Equity−Based Long Term Incentive Plan
The Company offers to certain members of management a long term incentive plan (“LTIP”), which includes both cash and equity programs. In
Fiscal 2009, as described below, only Mr. Hussey participated in the Company’s equity incentive program. For Fiscal 2010, following the Company’s
emergence from Chapter 11 of the Bankruptcy Code, the Compensation Committee has re−evaluated the viability and effectiveness of using an equity
incentive program to focus our management on the long−term performance of the Company as well as to enhance an ownership culture within the ranks of
our senior management, and has determined it appropriate to expand the participation of management in such a program. As a result, commencing with
Fiscal 2010 certain members of management determined by the Compensation Committee, including each of the current named executive officers, will
participate in the Company’s equity−based Long Term Incentive Program (“Equity LTIP”). For Fiscal 2010, participants designated by the Compensation
Committee to participate in the Equity LTIP are not eligible to participate in the Company’s cash−based long term incentive program (“Cash LTIP”)
described in more detail below in the section entitled “Cash−Based Long Term Incentive Plan”.

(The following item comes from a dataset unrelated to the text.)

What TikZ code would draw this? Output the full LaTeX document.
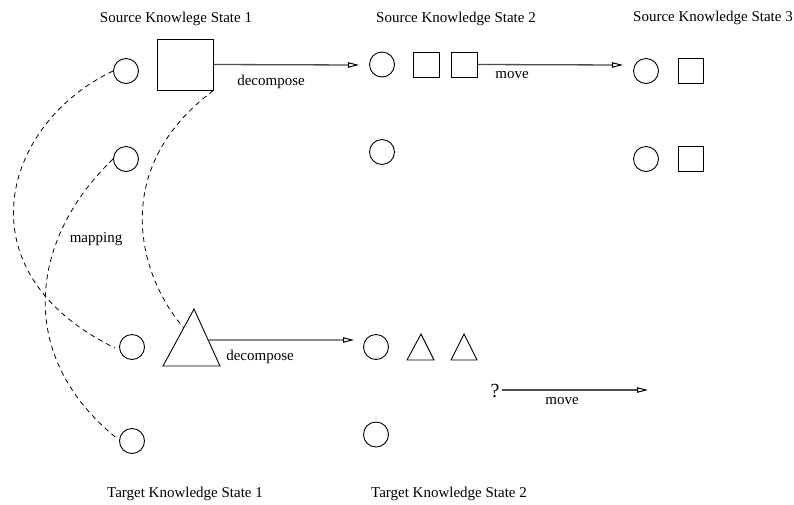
\documentclass[tikz,border=0pt]{standalone}
\usepackage{fontspec}
\setmainfont{Liberation Serif}
\usetikzlibrary{arrows.meta,calc}
\begin{document}
\begin{tikzpicture}[x=1pt,y=-1pt,
  every node/.style={font=\fontsize{15}{18}\selectfont},
  obj/.style={draw,line width=0.9pt,inner sep=0pt},
  circ/.style={obj,circle,minimum size=25pt},
  bigsq/.style={obj,rectangle,minimum width=56pt,minimum height=51pt},
  smsq/.style={obj,rectangle,minimum width=26pt,minimum height=25pt},
  tri/.style={draw,line width=0.9pt,line join=miter},
  lbl/.style={anchor=base,inner sep=0pt},
  flow/.style={draw=black!70,line width=1.3pt,-{Triangle[open,length=11pt,width=5.5pt,line width=1pt,color=black]}},
  mapline/.style={draw,line width=0.8pt,dash pattern=on 5pt off 4pt}
]
\useasboundingbox (0,0) rectangle (794,504);

% titles
\node[lbl] (ts1) at (176,22) {Source Knowlege State 1};
\node[lbl] (ts2) at (456,22) {Source Knowledge State 2};
\node[lbl] (ts3) at (713,21) {Source Knowledge State 3};
\node[lbl] (tt1) at (185,497) {Target Knowledge State 1};
\node[lbl] (tt2) at (449,497) {Target Knowledge State 2};

% source state 1
\node[circ] (s1a) at (126,71) {};
\node[circ] (s1b) at (126,159) {};
\node[bigsq] (sq1) at (185,64.5) {};

% source state 2
\node[circ] (s2a) at (382,64.5) {};
\node[circ] (s2b) at (382,152) {};
\node[smsq] (sq2a) at (426.5,64.5) {};
\node[smsq] (sq2b) at (464,64.5) {};

% source state 3
\node[circ] (s3a) at (646,71) {};
\node[circ] (s3b) at (646,159) {};
\node[smsq,minimum width=25pt] (sq3a) at (690.5,70.5) {};
\node[smsq,minimum width=25pt] (sq3b) at (690.5,159) {};

% target state 1
\node[circ] (t1a) at (132,347) {};
\node[circ] (t1b) at (132,441) {};
\coordinate (tr1a) at (194,309);
\coordinate (tr1l) at (163,366);
\coordinate (tr1r) at (220,366);
\draw[tri] (tr1a) -- (tr1l) -- (tr1r) -- cycle;

% target state 2
\node[circ] (t2a) at (376,347) {};
\node[circ] (t2b) at (376,434.5) {};
\coordinate (tr2a) at (421,334);
\coordinate (tr2l) at (407,360);
\coordinate (tr2r) at (434,360);
\draw[tri] (tr2a) -- (tr2l) -- (tr2r) -- cycle;
\coordinate (tr3a) at (464,334);
\coordinate (tr3l) at (451,360);
\coordinate (tr3r) at (477,360);
\draw[tri] (tr3a) -- (tr3l) -- (tr3r) -- cycle;

% arrows
\coordinate (d1end) at (359,65);
\draw[flow] (sq1.east) -- (d1end);
\node[lbl] (d1lbl) at (271,85) {decompose};

\coordinate (m1end) at (623,65);
\draw[flow] (sq2b.east) -- (m1end);
\node[lbl] (m1lbl) at (512,78) {move};

\coordinate (tr1out) at ($(tr1a)!0.544!(tr1r)$);
\coordinate (d2end) at (354,340);
\draw[flow] (tr1out) -- (d2end);
\node[lbl] (d2lbl) at (260,360) {decompose};

\node[lbl,font=\fontsize{20}{24}\selectfont] (q) at (495,397) {?};
\coordinate (m2start) at (502,390);
\coordinate (m2end) at (648,390);
\draw[flow] (m2start) -- (m2end);
\node[lbl] (m2lbl) at (562,404) {move};

% mapping lines
\draw[mapline] (s1a.west) .. controls (3,123) and (-41.5,271.5) .. ([xshift=-4pt,yshift=-1pt]t1a.west);
\draw[mapline] (s1b.west) .. controls (28.5,240) and (15.4,356.8) .. ([xshift=-3pt,yshift=-3pt]t1b.155);
\coordinate (tr1in) at ($(tr1a)!0.33!(tr1l)$);
\draw[mapline] (sq1.south east) .. controls (107,170) and (140,278) .. (tr1in);
\node[lbl] (maplbl) at (96,242) {mapping};
\end{tikzpicture}
\end{document}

For Fiscal 2010, all grants under the Equity LTIP are implemented through grants of restricted stock awards under the Spectrum Brands, Inc. 2009
Incentive Plan (the “2009 Incentive Plan”), although the Compensation Committee retains the discretion to make future grants in other forms. Those grants
will then vest based on continued employment and the passage of time such that the restrictions on 75% of such shares would lapse on October 1, 2010 and
the restrictions on the remaining 25% of such shares would lapse on October 1, 2011. It is the current intention of the Compensation Committee that for
future fiscal years, awards made under the Company’s Equity LTIP will be earned based on the performance of the Company over time and continued
employment with the Company. With respect to the Fiscal 2010 Equity LTIP awards, those awards were made for each participant based on a specified
number of shares, rather than based on a percentage tied to salary or any other amount. Going forward, with respect to our named executive officers other
than Mr. Hussey, the minimum target LTIP award level, expressed as a percentage of annual base salary, is specified in their respective employment
agreements with the Company, although the Compensation Committee has the discretion to make larger grants. In determining the target LTIP award levels,
the Compensation Committee considers each executive’s total compensation relative to other similarly situated executives within the Company, long term
incentive compensation paid to similarly situated executives in other companies, experience level and the duties and responsibilities of such executive’s
position. With respect to Mr. Hussey, his employment agreement provides for an annual grant based on a fixed percentage of the shares initially reserved for
issuance under the 2009 Incentive Plan.
As of the date hereof, only the current named executive officers have been made grants under the Equity LTIP for Fiscal 2010, however the
Compensation Committee retains the discretion to expand participation to include other employees of the Company. For Fiscal 2010, the current named
executive officers have been granted the restricted stock awards set forth below.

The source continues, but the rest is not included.